DIRECTIONS ▸ Only the lines from the line containing "Generate a Python" through the line containing "1400, 1600, 1800]" should be reproduced, please, with no pictures.

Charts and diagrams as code
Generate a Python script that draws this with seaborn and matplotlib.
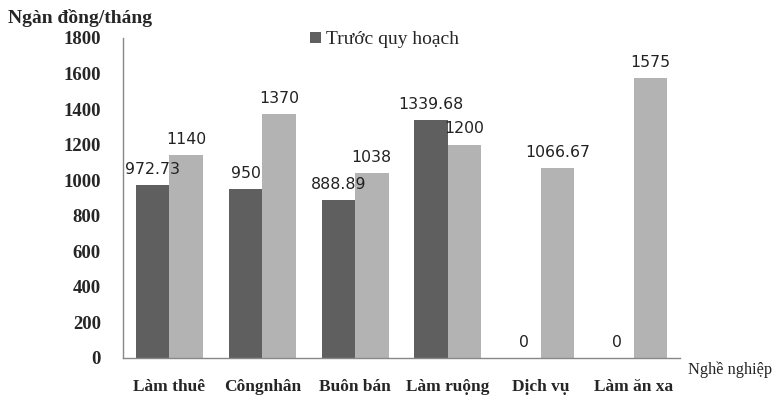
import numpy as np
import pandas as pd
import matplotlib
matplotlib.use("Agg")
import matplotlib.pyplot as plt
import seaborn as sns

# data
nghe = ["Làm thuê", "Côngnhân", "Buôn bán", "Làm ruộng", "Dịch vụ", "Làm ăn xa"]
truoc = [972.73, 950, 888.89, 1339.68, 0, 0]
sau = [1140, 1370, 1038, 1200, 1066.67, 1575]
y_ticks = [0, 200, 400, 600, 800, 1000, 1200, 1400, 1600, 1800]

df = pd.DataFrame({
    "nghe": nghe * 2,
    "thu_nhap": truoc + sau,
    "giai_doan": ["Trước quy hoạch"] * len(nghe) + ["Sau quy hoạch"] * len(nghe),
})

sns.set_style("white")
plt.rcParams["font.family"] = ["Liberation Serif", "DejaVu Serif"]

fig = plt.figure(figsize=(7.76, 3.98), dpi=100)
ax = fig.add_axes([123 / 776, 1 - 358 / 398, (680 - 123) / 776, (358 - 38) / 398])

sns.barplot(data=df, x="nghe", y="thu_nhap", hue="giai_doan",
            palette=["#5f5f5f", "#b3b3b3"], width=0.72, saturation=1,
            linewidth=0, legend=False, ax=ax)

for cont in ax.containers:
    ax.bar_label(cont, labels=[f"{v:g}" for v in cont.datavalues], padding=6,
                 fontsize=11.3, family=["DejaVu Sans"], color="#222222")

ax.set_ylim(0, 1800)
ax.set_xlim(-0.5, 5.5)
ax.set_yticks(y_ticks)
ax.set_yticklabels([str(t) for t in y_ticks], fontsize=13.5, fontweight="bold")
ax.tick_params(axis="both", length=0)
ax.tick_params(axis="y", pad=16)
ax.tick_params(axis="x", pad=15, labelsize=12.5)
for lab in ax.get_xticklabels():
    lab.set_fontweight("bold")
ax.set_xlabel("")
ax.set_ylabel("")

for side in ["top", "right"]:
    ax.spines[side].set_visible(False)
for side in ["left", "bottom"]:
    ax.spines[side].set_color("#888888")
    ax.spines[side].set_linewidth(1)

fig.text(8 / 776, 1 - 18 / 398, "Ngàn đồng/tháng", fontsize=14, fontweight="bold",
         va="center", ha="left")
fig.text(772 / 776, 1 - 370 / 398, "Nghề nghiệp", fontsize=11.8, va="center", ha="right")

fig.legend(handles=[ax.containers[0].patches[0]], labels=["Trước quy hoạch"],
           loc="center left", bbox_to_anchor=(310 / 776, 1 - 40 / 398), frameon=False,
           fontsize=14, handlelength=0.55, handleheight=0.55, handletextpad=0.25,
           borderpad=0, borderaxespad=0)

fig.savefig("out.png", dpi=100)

--

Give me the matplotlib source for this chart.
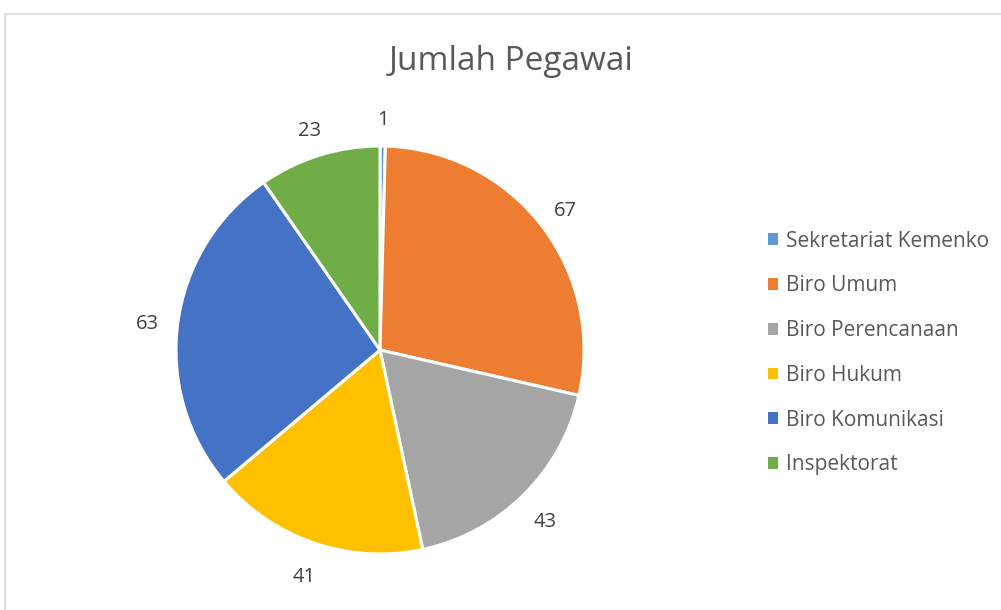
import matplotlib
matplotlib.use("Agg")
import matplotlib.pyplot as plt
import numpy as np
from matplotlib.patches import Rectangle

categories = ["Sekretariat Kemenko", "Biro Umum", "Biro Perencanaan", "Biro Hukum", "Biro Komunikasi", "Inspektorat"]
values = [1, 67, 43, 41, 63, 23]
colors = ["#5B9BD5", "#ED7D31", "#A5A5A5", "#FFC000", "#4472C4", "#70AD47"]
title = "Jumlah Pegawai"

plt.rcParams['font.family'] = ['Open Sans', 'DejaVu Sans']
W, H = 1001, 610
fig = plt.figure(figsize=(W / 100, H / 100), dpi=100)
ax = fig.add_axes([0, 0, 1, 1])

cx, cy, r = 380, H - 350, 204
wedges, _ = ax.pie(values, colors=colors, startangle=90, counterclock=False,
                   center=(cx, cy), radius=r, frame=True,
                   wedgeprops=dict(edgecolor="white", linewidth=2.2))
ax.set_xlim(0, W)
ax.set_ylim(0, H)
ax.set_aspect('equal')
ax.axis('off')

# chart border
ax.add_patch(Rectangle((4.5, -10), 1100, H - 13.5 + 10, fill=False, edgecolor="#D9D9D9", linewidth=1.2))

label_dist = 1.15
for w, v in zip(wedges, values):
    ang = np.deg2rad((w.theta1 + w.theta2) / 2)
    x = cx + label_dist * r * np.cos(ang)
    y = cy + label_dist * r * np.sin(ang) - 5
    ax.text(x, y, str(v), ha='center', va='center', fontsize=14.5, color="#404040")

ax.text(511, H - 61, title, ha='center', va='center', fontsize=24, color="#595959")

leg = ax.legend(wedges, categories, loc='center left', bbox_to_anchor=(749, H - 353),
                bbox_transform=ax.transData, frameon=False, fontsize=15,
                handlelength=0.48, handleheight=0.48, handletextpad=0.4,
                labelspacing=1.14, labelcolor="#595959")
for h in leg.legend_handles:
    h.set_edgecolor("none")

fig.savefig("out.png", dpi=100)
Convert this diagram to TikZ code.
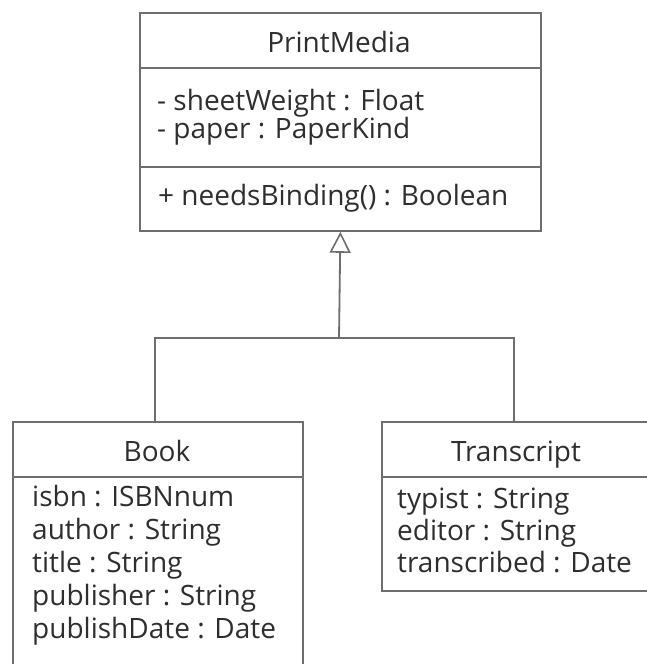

ANSWER ▸
Generate a Python script that draws this with seaborn and matplotlib.
import numpy as np
import pandas as pd
import matplotlib
matplotlib.use("Agg")
import matplotlib.pyplot as plt
import seaborn as sns

# data
nghe = ["Làm thuê", "Côngnhân", "Buôn bán", "Làm ruộng", "Dịch vụ", "Làm ăn xa"]
truoc = [972.73, 950, 888.89, 1339.68, 0, 0]
sau = [1140, 1370, 1038, 1200, 1066.67, 1575]
y_ticks = [0, 200, 400, 600, 800, 1000, 1200, 1400, 1600, 1800]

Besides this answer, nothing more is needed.